We are, frankly, struggling to get this point across. In part, this is due to the rightward trend in most recent elections, including those of the European Parliament. There is little sign of early effective support being possible from ‘left’ political parties. With exceptions (e.g. Austria, Portugal, Spain, Norway and now Greece), Europe’s left is failing to attract support, just as it should be in the ascendant. Yet we know that raw and unregulated free market capitalism has precipitated the greatest post-war economic crisis, but voters generally are looking either rightwards or (a minority) further left.
The British and German parties in particular are seen to have presided over the period when the crisis was brewing and a period when they championed liberalisation measures; both are currently only attracting support of around 23%. In France and Italy, if anything, the traditional socialist parties are in greater disarray.
Meanwhile some centre right politicians (e.g. Chancellor Merkel, President Sarkozy) have moved to adopt socially sensitive policies, implement tougher financial regulation to curb “Anglo-Saxon” style capitalism and to adopt an environmentalist agenda. They will undoubtedly move to cut spending and deficits, but they have responded so far to the crisis by adopting a social democratic agenda. They are sitting in the Socialist chair – apart from Mr Cameron who is spectacularly out of step with his centre right colleagues on this – as he is on the Lisbon Treaty.
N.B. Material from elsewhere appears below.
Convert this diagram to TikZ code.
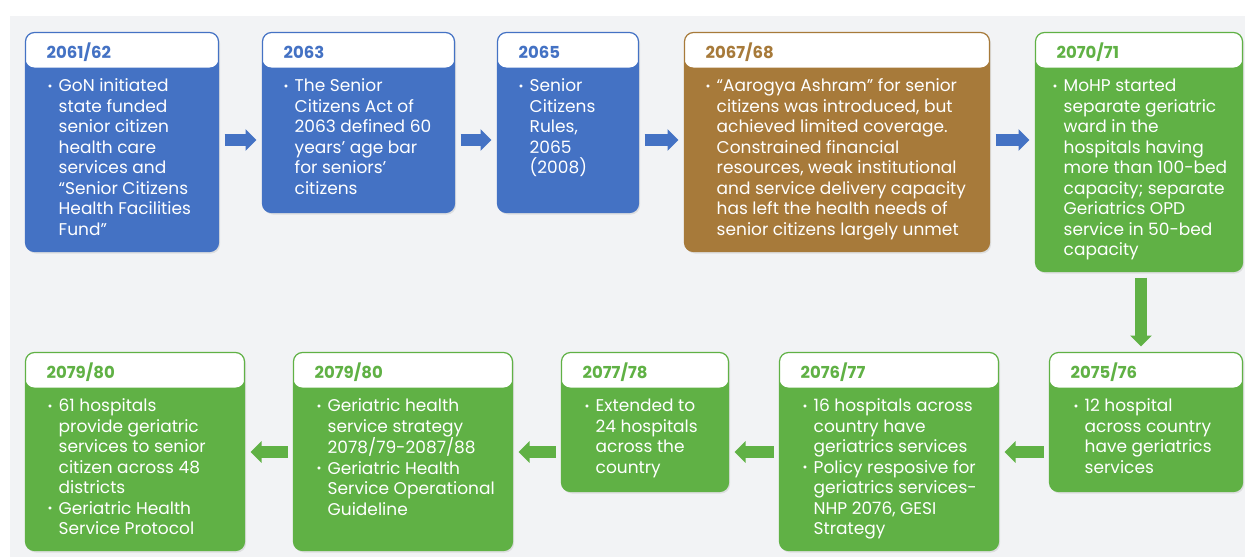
\documentclass[tikz,border=0pt]{standalone}
\usepackage{fontspec}
\setmainfont{Poppins}
\usetikzlibrary{positioning, arrows.meta, calc, shadows}
\definecolor{bgPage}{HTML}{F2F3F5}
\definecolor{stageBlue}{HTML}{4472C4}
\definecolor{stageBrown}{HTML}{A77A3A}
\definecolor{stageGreen}{HTML}{60B145}
\newcommand{\bodyfont}{\fontsize{17}{20.5}\selectfont}
\newcommand{\titlefont}{\fontsize{16.5}{20}\selectfont\bfseries}
\newcommand{\bul}{\strut\makebox[11pt][l]{\fontsize{12}{12}\selectfont\raisebox{1.5pt}{•}}}
\newcommand{\ind}{\hspace*{11pt}}
\tikzset{
  stage/.style={draw=#1, fill=#1, line width=1.2pt, rounded corners=9pt,
    anchor=north west, inner sep=0pt, outer sep=0pt,
    drop shadow={opacity=0.18, shadow xshift=1.5pt, shadow yshift=-2pt},
    path picture={\fill[white] (path picture bounding box.north west)
      rectangle ([yshift=-35pt]path picture bounding box.north east);}},
  yeartitle/.style={font=\titlefont, text=#1, anchor=base west, inner sep=0pt},
  stagetext/.style={font=\bodyfont, text=white, align=left, anchor=north west, inner sep=0pt},
  flowarrow/.style={draw=#1, line width=12pt, -{Triangle[length=11pt, width=21pt]},
    shorten <=6pt, shorten >=6pt},
}

\begin{document}
\begin{tikzpicture}[x=1pt, y=-1pt]

  \useasboundingbox (0,0) rectangle (1245,557);
  \fill[bgPage] (10,16) rectangle (1245,557);

  % === Row 1: 2061/62 to 2070/71 ===
  \node[stage=stageBlue, minimum width=193pt, minimum height=219pt] (y6162) at (25.5,32.5) {};
  \node[stage=stageBlue, minimum width=192pt, minimum height=180pt, right=44pt of y6162.north east, anchor=north west] (y2063) {};
  \node[stage=stageBlue, minimum width=141pt, minimum height=180pt, right=43pt of y2063.north east, anchor=north west] (y2065) {};
  \node[stage=stageBrown, minimum width=305pt, minimum height=219pt, right=46pt of y2065.north east, anchor=north west] (y6768) {};
  \node[stage=stageGreen, minimum width=207pt, minimum height=239pt, right=46pt of y6768.north east, anchor=north west] (y7071) {};

  % === Row 2: 2075/76 back to 2079/80 ===
  \node[stage=stageGreen, minimum width=193pt, minimum height=139pt, below=81pt of y7071.south east, anchor=north east] (y7576) {};
  \node[stage=stageGreen, minimum width=219pt, minimum height=198pt, left=51pt of y7576.north west, anchor=north east] (y7677) {};
  \node[stage=stageGreen, minimum width=167pt, minimum height=139pt, left=51pt of y7677.north west, anchor=north east] (y7778) {};
  \node[stage=stageGreen, minimum width=219pt, minimum height=198pt, left=49pt of y7778.north west, anchor=north east] (y7980a) {};
  \node[stage=stageGreen, minimum width=219pt, minimum height=198pt, left=49pt of y7980a.north west, anchor=north east] (y7980b) {};

  % Year titles
  \node[yeartitle=stageBlue] at ([xshift=21pt, yshift=-25.7pt]y6162.north west) {2061/62};
  \node[yeartitle=stageBlue] at ([xshift=21pt, yshift=-25.7pt]y2063.north west) {2063};
  \node[yeartitle=stageBlue] at ([xshift=21pt, yshift=-25.7pt]y2065.north west) {2065};
  \node[yeartitle=stageBrown] at ([xshift=21pt, yshift=-25.7pt]y6768.north west) {2067/68};
  \node[yeartitle=stageGreen] at ([xshift=21pt, yshift=-25.7pt]y7071.north west) {2070/71};
  \node[yeartitle=stageGreen] at ([xshift=21pt, yshift=-25.7pt]y7576.north west) {2075/76};
  \node[yeartitle=stageGreen] at ([xshift=21pt, yshift=-25.7pt]y7677.north west) {2076/77};
  \node[yeartitle=stageGreen] at ([xshift=21pt, yshift=-25.7pt]y7778.north west) {2077/78};
  \node[yeartitle=stageGreen] at ([xshift=21pt, yshift=-25.7pt]y7980a.north west) {2079/80};
  \node[yeartitle=stageGreen] at ([xshift=21pt, yshift=-25.7pt]y7980b.north west) {2079/80};

  % Bullet texts
  \node[stagetext] at ([xshift=22pt, yshift=-44.6pt]y6162.north west) {\bul GoN initiated\\ \ind state funded\\ \ind senior citizen\\ \ind health care\\ \ind services and\\ \ind “Senior Citizens\\ \ind Health Facilities\\ \ind Fund”};
  \node[stagetext] at ([xshift=21pt, yshift=-44.6pt]y2063.north west) {\bul The Senior\\ \ind Citizens Act of\\ \ind 2063 defined 60\\ \ind years’ age bar\\ \ind for seniors’\\ \ind citizens};
  \node[stagetext] at ([xshift=21pt, yshift=-44.6pt]y2065.north west) {\bul Senior\\ \ind Citizens\\ \ind Rules,\\ \ind 2065\\ \ind (2008)};
  \node[stagetext] at ([xshift=21pt, yshift=-44.6pt]y6768.north west) {\bul “Aarogya Ashram” for senior\\ \ind citizens was introduced, but\\ \ind achieved limited coverage.\\ \ind Constrained financial\\ \ind resources, weak institutional\\ \ind and service delivery capacity\\ \ind has left the health needs of\\ \ind senior citizens largely unmet};
  \node[stagetext] at ([xshift=17pt, yshift=-44.6pt]y7071.north west) {\bul MoHP started\\ \ind separate geriatric\\ \ind ward in the\\ \ind hospitals having\\ \ind more than 100-bed\\ \ind capacity; separate\\ \ind Geriatrics OPD\\ \ind service in 50-bed\\ \ind capacity};
  \node[stagetext] at ([xshift=24pt, yshift=-44.6pt]y7576.north west) {\bul 12 hospital\\ \ind across country\\ \ind have geriatrics\\ \ind services};
  \node[stagetext] at ([xshift=23pt, yshift=-44.6pt]y7677.north west) {\bul 16 hospitals across\\ \ind country have\\ \ind geriatrics services\\ \bul Policy resposive for\\ \ind geriatrics services-\\ \ind NHP 2076, GESI\\ \ind Strategy};
  \node[stagetext] at ([xshift=23pt, yshift=-44.6pt]y7778.north west) {\bul Extended to\\ \ind 24 hospitals\\ \ind across the\\ \ind country};
  \node[stagetext] at ([xshift=23pt, yshift=-44.6pt]y7980a.north west) {\bul Geriatric health\\ \ind service strategy\\ \ind 2078/79-2087/88\\ \bul Geriatric Health\\ \ind Service Operational\\ \ind Guideline};
  \node[stagetext] at ([xshift=22pt, yshift=-44.6pt]y7980b.north west) {\bul 61 hospitals\\ \ind provide geriatric\\ \ind services to senior\\ \ind citizen across 48\\ \ind districts\\ \bul Geriatric Health\\ \ind Service Protocol};

  % Arrows between stages
  \coordinate (toprow) at (0,140);
  \coordinate (botrow) at (0,452);
  \draw[flowarrow=stageBlue] (y6162.east |- toprow) -- (y2063.west |- toprow);
  \draw[flowarrow=stageBlue] (y2063.east |- toprow) -- (y2065.west |- toprow);
  \draw[flowarrow=stageBlue] (y2065.east |- toprow) -- (y6768.west |- toprow);
  \draw[flowarrow=stageBlue] (y6768.east |- toprow) -- (y7071.west |- toprow);
  \draw[flowarrow=stageGreen] ([xshift=2pt]y7071.south) -- ([xshift=2pt]y7071.south |- y7576.north);
  \draw[flowarrow=stageGreen] (y7576.west |- botrow) -- (y7677.east |- botrow);
  \draw[flowarrow=stageGreen] (y7677.west |- botrow) -- (y7778.east |- botrow);
  \draw[flowarrow=stageGreen] (y7778.west |- botrow) -- (y7980a.east |- botrow);
  \draw[flowarrow=stageGreen] (y7980a.west |- botrow) -- (y7980b.east |- botrow);

\end{tikzpicture}
\end{document}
By the way, if the attention – seeking President Klaus succeeds in delaying ratification of that Treaty until after the British General Election, and if the Conservatives win that election and carry through on their pledge to hold an early referendum, it will be rather late for pro-European team to start their pro-Lisbon campaign. We will have to start well before that just as soon as we know the moves of the unpredictable Klaus, and my preference is to turn it into a referendum on UK membership of the EU.